Set the data down again, exactly as it reads, but without the pictures.

COLLECTED MATERIAL

** Start **

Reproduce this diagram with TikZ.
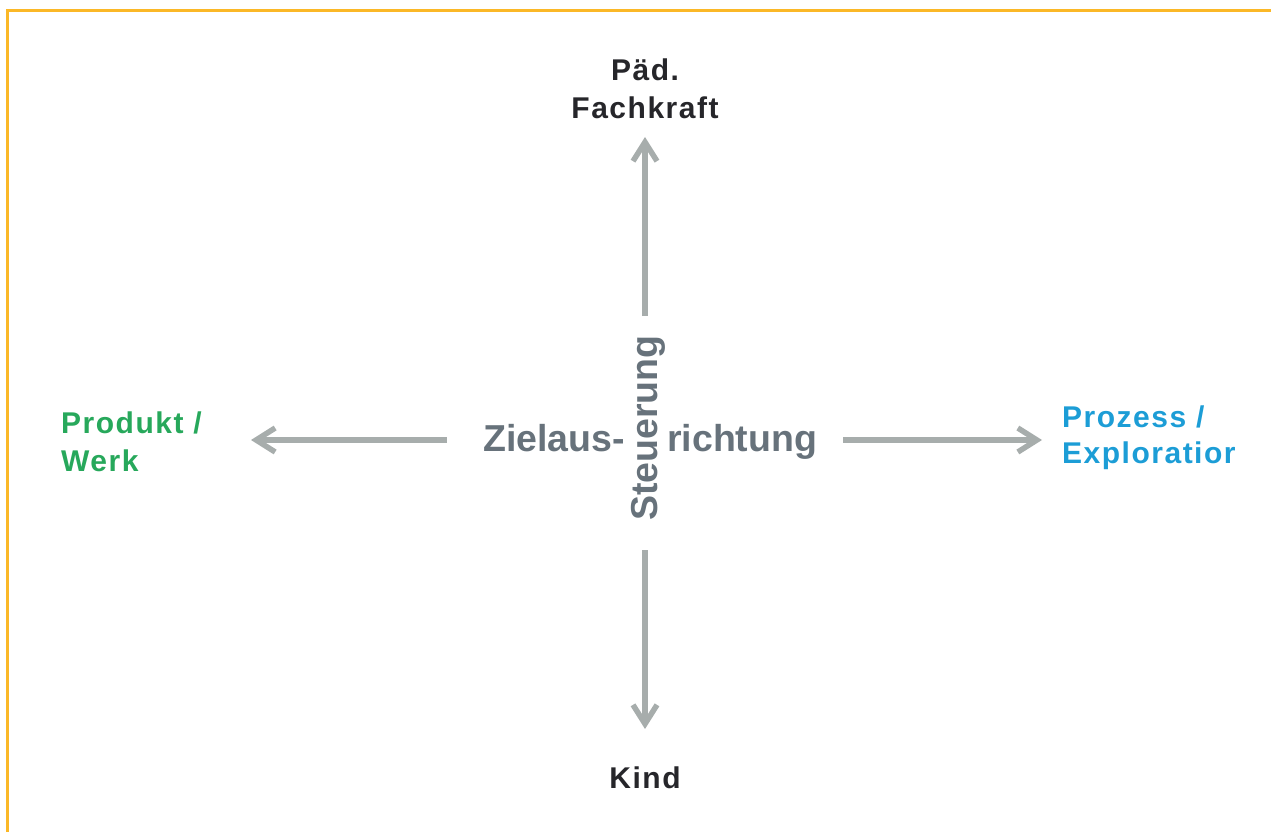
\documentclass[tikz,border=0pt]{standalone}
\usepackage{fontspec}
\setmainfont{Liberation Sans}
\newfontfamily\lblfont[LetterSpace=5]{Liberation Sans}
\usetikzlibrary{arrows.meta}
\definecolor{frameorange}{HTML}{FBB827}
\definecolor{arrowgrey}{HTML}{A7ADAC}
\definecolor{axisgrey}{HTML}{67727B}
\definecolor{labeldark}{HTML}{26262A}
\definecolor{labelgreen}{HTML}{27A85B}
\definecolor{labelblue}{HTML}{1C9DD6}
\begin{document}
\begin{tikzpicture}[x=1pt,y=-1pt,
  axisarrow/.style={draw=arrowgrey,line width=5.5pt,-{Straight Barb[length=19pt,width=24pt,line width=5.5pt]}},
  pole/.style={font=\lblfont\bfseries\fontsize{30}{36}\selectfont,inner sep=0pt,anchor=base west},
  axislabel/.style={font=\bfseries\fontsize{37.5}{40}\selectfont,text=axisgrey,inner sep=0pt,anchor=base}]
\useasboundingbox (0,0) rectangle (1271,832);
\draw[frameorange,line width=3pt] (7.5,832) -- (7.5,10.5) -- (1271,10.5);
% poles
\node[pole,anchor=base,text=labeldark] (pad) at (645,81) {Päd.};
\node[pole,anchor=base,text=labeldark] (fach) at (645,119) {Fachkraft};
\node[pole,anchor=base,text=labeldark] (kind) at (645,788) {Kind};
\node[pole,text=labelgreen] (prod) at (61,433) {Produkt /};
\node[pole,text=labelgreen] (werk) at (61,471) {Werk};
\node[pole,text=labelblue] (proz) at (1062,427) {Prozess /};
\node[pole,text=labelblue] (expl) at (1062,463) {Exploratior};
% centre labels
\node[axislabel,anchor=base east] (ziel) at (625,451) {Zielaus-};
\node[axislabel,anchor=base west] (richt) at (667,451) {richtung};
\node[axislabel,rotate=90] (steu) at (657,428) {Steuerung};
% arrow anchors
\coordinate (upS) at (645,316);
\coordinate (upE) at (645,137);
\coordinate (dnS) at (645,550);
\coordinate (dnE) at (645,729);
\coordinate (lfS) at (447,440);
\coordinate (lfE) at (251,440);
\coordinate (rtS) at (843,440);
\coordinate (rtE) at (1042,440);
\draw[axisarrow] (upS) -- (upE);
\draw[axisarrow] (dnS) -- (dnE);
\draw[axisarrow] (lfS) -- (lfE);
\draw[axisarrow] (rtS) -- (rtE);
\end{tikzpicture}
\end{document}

** End **

RESPONSE FOR THIS EXERCISE
Reproduce this diagram with TikZ.
\documentclass[tikz,border=0pt]{standalone}
\usepackage{fontspec}
\setmainfont{Liberation Sans}
\newfontfamily\lblfont[LetterSpace=5]{Liberation Sans}
\usetikzlibrary{arrows.meta}
\definecolor{frameorange}{HTML}{FBB827}
\definecolor{arrowgrey}{HTML}{A7ADAC}
\definecolor{axisgrey}{HTML}{67727B}
\definecolor{labeldark}{HTML}{26262A}
\definecolor{labelgreen}{HTML}{27A85B}
\definecolor{labelblue}{HTML}{1C9DD6}
\begin{document}
\begin{tikzpicture}[x=1pt,y=-1pt,
  axisarrow/.style={draw=arrowgrey,line width=5.5pt,-{Straight Barb[length=19pt,width=24pt,line width=5.5pt]}},
  pole/.style={font=\lblfont\bfseries\fontsize{30}{36}\selectfont,inner sep=0pt,anchor=base west},
  axislabel/.style={font=\bfseries\fontsize{37.5}{40}\selectfont,text=axisgrey,inner sep=0pt,anchor=base}]
\useasboundingbox (0,0) rectangle (1271,832);
\draw[frameorange,line width=3pt] (7.5,832) -- (7.5,10.5) -- (1271,10.5);
% poles
\node[pole,anchor=base,text=labeldark] (pad) at (645,81) {Päd.};
\node[pole,anchor=base,text=labeldark] (fach) at (645,119) {Fachkraft};
\node[pole,anchor=base,text=labeldark] (kind) at (645,788) {Kind};
\node[pole,text=labelgreen] (prod) at (61,433) {Produkt /};
\node[pole,text=labelgreen] (werk) at (61,471) {Werk};
\node[pole,text=labelblue] (proz) at (1062,427) {Prozess /};
\node[pole,text=labelblue] (expl) at (1062,463) {Exploratior};
% centre labels
\node[axislabel,anchor=base east] (ziel) at (625,451) {Zielaus-};
\node[axislabel,anchor=base west] (richt) at (667,451) {richtung};
\node[axislabel,rotate=90] (steu) at (657,428) {Steuerung};
% arrow anchors
\coordinate (upS) at (645,316);
\coordinate (upE) at (645,137);
\coordinate (dnS) at (645,550);
\coordinate (dnE) at (645,729);
\coordinate (lfS) at (447,440);
\coordinate (lfE) at (251,440);
\coordinate (rtS) at (843,440);
\coordinate (rtE) at (1042,440);
\draw[axisarrow] (upS) -- (upE);
\draw[axisarrow] (dnS) -- (dnE);
\draw[axisarrow] (lfS) -- (lfE);
\draw[axisarrow] (rtS) -- (rtE);
\end{tikzpicture}
\end{document}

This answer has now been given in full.